O’Donnell was now openly in arms against the English, and beginning to intrigue with Spain, not altogether with the goodwill of O’Neill, who was of the two by far the more long-sighted and experienced soldier. He thought that Hugh was inclined to be hasty, and feared that his own larger and more ambitious designs might be wrecked by a rash move of his ally. But O’Donnell’s unrivalled knowledge of the country, his swiftness of movement and combination, and the devotion with which he was followed made his constant raids a terror to his enemies.

While O’Neill in the east of Ulster was building up the formidable army which was to defeat the English at Clontibret and the Yellow Ford, O’Donnell was indulging with equal success in a series of wide-sweeping raids into Connacht, baffling Bingham and the watching English troops posted on his path by taking circuitous routes well known to him but impossible for the transport of Bingham’s artillery and heavy-armed troops. It was the kind of warfare that the Irish loved and which the English could not imitate and did not know how to circumvent. At one moment he would be sweeping Mayo and Sligo, dividing his men into marauding parties who cleared the country far and wide of cattle, herds of sheep, and booty of all sorts, returning to their homes “with vast treasures and great joy”; at another time they would chase the horses of the English cavalry into their camp when they were being led out for exercise. On one occasion their expedition carried them south as far as Thomond into the country of the O’Briens, the Earl of Thomond having proved faithful to his oath of allegiance all through the Munster wars.
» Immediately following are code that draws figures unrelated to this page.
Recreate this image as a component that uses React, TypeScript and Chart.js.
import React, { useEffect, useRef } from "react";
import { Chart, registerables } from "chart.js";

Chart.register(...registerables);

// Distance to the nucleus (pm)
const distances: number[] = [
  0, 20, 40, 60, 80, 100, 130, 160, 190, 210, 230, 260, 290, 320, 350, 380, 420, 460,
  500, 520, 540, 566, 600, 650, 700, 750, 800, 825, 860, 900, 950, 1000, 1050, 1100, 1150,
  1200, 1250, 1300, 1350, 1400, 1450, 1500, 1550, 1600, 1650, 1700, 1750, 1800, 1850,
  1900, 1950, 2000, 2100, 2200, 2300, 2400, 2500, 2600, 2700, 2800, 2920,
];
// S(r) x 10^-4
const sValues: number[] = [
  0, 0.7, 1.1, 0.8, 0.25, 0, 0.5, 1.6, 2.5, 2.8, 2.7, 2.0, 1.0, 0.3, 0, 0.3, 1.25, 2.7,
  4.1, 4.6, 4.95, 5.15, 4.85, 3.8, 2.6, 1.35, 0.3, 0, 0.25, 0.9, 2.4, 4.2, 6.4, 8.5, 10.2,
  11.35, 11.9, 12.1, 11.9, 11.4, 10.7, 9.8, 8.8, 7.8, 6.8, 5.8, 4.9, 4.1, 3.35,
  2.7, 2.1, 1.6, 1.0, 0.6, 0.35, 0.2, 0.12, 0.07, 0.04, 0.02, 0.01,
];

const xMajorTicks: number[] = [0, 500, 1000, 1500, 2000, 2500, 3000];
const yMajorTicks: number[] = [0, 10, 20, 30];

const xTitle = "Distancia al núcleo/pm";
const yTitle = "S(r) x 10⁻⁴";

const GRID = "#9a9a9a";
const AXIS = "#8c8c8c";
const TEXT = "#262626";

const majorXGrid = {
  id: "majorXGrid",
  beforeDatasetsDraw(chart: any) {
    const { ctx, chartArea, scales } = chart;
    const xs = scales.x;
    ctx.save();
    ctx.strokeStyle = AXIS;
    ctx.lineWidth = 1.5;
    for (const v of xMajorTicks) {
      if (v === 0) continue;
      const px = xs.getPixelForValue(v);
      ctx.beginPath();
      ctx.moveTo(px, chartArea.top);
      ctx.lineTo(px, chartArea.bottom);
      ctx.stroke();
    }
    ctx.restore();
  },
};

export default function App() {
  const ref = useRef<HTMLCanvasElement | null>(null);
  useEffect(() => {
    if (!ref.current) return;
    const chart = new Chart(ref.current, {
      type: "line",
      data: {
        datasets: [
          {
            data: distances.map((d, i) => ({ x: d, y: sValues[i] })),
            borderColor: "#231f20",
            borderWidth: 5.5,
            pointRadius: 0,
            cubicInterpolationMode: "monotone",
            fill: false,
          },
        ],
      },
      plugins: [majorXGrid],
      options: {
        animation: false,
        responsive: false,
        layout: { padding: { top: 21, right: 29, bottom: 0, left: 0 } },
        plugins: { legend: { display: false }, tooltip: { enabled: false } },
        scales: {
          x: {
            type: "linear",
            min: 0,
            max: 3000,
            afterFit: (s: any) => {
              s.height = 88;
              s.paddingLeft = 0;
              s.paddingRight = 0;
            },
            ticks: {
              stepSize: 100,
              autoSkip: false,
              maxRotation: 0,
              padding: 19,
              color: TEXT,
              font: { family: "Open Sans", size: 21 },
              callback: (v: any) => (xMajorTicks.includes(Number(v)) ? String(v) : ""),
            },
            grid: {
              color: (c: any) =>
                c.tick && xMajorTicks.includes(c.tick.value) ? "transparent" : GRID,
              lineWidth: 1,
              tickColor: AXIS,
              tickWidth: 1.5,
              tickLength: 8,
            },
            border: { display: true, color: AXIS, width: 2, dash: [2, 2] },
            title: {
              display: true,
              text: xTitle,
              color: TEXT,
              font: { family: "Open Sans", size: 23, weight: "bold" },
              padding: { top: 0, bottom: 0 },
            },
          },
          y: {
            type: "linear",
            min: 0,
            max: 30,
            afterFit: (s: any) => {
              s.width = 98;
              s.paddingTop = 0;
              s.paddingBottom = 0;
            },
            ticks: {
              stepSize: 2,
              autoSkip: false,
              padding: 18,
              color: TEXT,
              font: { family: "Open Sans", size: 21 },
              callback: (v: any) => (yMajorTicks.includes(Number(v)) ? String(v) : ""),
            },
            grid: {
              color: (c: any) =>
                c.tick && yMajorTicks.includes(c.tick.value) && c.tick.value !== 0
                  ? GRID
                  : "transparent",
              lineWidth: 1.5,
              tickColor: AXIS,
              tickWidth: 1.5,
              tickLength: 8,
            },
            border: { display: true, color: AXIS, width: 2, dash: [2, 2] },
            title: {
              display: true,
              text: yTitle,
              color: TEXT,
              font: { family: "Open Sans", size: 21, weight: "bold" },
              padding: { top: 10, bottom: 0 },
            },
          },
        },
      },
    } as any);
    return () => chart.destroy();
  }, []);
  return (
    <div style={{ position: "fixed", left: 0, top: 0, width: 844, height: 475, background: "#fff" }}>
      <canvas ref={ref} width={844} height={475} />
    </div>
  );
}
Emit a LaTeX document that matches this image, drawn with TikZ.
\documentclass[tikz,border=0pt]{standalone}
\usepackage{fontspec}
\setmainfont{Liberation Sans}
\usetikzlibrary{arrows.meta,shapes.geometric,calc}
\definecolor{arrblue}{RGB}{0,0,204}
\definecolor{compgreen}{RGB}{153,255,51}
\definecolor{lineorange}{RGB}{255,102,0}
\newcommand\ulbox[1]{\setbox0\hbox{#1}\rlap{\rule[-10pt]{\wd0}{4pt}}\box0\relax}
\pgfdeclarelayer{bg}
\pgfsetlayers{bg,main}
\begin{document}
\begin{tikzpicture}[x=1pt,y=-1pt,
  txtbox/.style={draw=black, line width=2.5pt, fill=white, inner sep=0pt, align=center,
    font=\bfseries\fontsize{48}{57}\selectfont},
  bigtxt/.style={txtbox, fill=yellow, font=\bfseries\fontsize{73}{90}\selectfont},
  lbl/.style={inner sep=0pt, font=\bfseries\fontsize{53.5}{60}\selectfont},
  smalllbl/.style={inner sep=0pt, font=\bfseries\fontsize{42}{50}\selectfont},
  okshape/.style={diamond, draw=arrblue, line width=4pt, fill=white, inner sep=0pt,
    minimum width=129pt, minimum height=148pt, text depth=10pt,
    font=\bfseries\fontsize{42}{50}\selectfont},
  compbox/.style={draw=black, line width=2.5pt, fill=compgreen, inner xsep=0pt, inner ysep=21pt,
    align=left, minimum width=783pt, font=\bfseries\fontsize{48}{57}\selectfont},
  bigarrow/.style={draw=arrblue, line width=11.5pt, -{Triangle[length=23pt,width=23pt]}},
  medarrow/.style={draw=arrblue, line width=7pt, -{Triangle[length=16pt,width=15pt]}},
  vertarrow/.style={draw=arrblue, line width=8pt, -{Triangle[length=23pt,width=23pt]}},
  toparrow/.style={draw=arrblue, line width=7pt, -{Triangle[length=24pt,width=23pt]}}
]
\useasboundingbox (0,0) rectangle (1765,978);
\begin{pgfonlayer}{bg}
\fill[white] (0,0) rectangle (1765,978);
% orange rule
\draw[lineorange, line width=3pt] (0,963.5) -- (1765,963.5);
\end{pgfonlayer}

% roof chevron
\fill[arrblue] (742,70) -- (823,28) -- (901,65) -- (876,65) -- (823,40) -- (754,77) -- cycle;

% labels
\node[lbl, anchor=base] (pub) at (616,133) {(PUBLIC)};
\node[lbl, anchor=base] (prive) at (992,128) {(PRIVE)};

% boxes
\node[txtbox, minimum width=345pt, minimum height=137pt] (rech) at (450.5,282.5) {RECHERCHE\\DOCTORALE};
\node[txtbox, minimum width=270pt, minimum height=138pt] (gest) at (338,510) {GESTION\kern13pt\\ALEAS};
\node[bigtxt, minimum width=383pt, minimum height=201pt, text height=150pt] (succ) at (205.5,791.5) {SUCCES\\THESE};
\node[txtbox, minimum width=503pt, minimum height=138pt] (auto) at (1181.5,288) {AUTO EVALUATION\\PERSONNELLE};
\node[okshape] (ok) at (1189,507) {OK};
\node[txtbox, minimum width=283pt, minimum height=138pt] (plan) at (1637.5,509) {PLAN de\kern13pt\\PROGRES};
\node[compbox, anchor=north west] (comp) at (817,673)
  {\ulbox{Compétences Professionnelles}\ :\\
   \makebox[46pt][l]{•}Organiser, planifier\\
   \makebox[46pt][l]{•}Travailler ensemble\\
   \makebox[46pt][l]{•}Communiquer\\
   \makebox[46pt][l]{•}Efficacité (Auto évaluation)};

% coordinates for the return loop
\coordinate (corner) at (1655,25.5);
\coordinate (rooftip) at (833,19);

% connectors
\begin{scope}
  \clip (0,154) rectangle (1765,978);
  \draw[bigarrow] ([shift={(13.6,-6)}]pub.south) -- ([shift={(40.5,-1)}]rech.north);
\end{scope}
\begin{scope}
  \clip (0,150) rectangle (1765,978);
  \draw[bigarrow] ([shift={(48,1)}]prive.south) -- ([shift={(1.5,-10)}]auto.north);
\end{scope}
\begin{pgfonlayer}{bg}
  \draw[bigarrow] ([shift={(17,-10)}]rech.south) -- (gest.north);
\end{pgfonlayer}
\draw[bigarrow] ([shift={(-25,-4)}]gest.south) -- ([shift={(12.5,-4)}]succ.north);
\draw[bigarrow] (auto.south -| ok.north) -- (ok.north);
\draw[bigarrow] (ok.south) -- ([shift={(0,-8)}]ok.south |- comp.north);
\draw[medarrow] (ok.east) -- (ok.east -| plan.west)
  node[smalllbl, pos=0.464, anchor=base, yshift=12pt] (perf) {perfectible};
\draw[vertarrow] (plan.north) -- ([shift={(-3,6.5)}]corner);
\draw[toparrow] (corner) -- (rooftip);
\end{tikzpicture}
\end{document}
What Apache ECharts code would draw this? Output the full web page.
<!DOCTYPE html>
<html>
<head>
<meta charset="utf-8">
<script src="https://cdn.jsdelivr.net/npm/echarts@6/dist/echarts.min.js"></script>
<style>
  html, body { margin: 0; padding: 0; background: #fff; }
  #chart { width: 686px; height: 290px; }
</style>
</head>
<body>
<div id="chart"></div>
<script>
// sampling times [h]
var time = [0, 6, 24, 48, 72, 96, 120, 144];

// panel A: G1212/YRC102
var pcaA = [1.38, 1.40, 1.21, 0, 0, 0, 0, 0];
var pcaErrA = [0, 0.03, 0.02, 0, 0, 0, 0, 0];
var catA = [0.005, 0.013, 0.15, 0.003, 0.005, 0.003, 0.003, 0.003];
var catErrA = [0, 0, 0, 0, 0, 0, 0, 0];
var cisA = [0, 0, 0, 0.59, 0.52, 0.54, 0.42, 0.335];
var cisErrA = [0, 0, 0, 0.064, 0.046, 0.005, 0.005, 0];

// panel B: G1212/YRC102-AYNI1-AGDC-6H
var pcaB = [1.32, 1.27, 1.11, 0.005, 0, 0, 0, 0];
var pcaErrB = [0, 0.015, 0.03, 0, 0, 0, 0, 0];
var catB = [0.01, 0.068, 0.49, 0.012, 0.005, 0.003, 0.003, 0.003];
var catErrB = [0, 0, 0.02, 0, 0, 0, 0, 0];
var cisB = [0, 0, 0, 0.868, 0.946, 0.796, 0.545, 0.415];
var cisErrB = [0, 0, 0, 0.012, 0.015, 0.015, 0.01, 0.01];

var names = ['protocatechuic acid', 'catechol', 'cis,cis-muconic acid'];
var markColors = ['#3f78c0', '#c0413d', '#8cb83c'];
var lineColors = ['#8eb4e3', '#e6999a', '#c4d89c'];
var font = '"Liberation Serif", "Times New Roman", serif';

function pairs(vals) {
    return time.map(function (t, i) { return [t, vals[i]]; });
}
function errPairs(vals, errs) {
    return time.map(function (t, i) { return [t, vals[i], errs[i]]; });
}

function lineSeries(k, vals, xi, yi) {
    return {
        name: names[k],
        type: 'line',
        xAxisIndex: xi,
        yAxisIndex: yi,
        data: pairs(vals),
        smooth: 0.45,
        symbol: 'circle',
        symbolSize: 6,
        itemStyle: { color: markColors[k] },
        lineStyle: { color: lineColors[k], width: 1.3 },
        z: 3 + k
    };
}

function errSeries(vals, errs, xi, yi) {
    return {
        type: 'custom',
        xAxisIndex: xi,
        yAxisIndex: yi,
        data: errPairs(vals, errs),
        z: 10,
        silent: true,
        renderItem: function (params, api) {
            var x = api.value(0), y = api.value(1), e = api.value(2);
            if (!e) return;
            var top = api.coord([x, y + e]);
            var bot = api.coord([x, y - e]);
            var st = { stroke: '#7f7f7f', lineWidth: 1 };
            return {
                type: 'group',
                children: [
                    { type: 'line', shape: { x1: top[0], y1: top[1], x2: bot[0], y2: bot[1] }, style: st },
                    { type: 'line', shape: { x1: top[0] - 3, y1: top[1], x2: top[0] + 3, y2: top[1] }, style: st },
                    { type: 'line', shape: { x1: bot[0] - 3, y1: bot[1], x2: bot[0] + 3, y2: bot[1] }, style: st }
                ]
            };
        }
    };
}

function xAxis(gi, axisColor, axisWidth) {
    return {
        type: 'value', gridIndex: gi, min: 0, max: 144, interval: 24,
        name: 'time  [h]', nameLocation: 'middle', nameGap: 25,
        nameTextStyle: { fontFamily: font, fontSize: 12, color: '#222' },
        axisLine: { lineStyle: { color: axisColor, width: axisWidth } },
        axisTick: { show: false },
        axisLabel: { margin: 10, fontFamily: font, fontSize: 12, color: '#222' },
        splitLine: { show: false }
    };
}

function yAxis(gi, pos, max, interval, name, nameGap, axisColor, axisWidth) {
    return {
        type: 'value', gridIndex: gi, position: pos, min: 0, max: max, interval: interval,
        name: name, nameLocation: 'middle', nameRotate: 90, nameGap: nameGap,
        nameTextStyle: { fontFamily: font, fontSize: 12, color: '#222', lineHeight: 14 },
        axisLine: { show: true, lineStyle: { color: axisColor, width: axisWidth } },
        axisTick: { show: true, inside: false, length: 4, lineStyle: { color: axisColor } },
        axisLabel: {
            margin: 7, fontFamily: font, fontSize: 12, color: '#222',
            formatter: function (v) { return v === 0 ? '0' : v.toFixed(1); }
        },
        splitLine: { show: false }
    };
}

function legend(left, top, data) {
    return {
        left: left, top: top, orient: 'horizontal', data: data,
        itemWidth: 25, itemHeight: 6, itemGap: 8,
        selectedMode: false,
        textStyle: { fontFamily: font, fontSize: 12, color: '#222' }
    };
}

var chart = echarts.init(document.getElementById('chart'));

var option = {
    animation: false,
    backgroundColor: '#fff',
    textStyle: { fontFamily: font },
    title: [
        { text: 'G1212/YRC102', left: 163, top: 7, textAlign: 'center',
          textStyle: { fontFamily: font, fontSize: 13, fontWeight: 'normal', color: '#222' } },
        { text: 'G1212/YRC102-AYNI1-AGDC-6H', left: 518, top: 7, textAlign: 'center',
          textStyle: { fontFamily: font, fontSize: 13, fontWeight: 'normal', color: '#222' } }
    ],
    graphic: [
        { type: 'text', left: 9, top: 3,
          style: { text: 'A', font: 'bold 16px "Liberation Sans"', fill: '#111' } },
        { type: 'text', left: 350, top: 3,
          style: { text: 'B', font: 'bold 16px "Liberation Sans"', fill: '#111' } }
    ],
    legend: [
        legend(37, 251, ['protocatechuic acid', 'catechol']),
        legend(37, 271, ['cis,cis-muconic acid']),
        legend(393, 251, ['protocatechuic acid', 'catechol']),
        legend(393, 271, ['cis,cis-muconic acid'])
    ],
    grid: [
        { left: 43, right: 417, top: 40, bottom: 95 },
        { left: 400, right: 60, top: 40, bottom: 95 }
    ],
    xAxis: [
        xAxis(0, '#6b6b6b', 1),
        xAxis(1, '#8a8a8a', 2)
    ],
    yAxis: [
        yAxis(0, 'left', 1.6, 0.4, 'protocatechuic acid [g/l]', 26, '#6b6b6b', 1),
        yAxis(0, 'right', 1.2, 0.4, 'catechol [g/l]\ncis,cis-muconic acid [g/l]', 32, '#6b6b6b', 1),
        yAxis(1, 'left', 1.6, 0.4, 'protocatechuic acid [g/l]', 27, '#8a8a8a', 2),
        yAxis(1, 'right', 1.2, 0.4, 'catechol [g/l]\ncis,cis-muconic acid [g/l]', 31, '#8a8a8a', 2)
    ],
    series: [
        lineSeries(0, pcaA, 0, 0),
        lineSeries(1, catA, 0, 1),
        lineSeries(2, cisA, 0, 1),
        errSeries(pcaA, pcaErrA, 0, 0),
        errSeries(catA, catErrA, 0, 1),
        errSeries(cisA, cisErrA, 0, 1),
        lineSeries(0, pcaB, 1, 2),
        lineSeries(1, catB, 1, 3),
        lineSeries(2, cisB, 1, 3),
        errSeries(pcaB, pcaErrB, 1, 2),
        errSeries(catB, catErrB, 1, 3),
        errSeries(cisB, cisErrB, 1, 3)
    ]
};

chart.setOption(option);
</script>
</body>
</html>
Wherever O’Donnell raided the country was “completely gleaned by him,” and he did not hesitate “to put a heavy cloud of fire on the land all round” any district selected for a raid. It was the old accustomed way of fighting adopted by Irish and English troops alike. The enormous herds of live-stock driven off and of treasure accumulated in these descents is equally surprising whether we consider the condition of the inhabitants of the country districts or the possibility of their survival at a time when such raids occurred regularly during every fighting season.